■ GIVEN INFORMATION:
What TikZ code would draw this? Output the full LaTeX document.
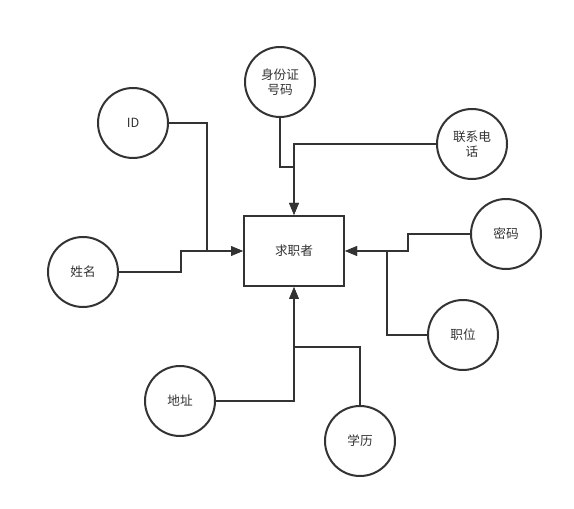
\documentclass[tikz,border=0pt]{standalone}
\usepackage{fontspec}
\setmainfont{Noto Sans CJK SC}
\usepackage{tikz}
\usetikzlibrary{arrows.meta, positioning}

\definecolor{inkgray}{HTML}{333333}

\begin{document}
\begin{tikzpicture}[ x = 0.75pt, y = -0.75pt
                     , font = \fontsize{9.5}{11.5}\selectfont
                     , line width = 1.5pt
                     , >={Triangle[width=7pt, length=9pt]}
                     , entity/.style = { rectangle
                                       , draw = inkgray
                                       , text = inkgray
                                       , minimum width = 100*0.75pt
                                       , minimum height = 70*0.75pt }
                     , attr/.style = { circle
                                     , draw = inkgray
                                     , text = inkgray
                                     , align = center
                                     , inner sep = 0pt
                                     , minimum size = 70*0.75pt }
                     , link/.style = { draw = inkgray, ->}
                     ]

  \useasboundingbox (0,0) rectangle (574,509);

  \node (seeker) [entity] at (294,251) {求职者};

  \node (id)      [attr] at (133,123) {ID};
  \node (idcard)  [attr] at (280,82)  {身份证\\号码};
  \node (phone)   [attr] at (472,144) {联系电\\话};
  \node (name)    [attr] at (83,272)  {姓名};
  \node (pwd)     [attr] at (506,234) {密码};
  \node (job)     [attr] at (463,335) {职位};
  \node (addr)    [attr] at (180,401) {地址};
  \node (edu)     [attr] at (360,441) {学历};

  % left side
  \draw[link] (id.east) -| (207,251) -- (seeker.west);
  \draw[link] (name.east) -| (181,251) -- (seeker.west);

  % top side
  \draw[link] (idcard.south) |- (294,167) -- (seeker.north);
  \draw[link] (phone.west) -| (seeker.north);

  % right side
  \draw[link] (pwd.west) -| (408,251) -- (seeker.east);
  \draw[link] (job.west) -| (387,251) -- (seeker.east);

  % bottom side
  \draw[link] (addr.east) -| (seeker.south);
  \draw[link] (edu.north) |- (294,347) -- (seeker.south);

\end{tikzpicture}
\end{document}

■ SET TASK:
Reproduce each line exactly, please, except for any pictures.

■ SOLUTION FOR THIS TASK:
What TikZ code would draw this? Output the full LaTeX document.
\documentclass[tikz,border=0pt]{standalone}
\usepackage{fontspec}
\setmainfont{Noto Sans CJK SC}
\usepackage{tikz}
\usetikzlibrary{arrows.meta, positioning}

\definecolor{inkgray}{HTML}{333333}

\begin{document}
\begin{tikzpicture}[ x = 0.75pt, y = -0.75pt
                     , font = \fontsize{9.5}{11.5}\selectfont
                     , line width = 1.5pt
                     , >={Triangle[width=7pt, length=9pt]}
                     , entity/.style = { rectangle
                                       , draw = inkgray
                                       , text = inkgray
                                       , minimum width = 100*0.75pt
                                       , minimum height = 70*0.75pt }
                     , attr/.style = { circle
                                     , draw = inkgray
                                     , text = inkgray
                                     , align = center
                                     , inner sep = 0pt
                                     , minimum size = 70*0.75pt }
                     , link/.style = { draw = inkgray, ->}
                     ]

  \useasboundingbox (0,0) rectangle (574,509);

  \node (seeker) [entity] at (294,251) {求职者};

  \node (id)      [attr] at (133,123) {ID};
  \node (idcard)  [attr] at (280,82)  {身份证\\号码};
  \node (phone)   [attr] at (472,144) {联系电\\话};
  \node (name)    [attr] at (83,272)  {姓名};
  \node (pwd)     [attr] at (506,234) {密码};
  \node (job)     [attr] at (463,335) {职位};
  \node (addr)    [attr] at (180,401) {地址};
  \node (edu)     [attr] at (360,441) {学历};

  % left side
  \draw[link] (id.east) -| (207,251) -- (seeker.west);
  \draw[link] (name.east) -| (181,251) -- (seeker.west);

  % top side
  \draw[link] (idcard.south) |- (294,167) -- (seeker.north);
  \draw[link] (phone.west) -| (seeker.north);

  % right side
  \draw[link] (pwd.west) -| (408,251) -- (seeker.east);
  \draw[link] (job.west) -| (387,251) -- (seeker.east);

  % bottom side
  \draw[link] (addr.east) -| (seeker.south);
  \draw[link] (edu.north) |- (294,347) -- (seeker.south);

\end{tikzpicture}
\end{document}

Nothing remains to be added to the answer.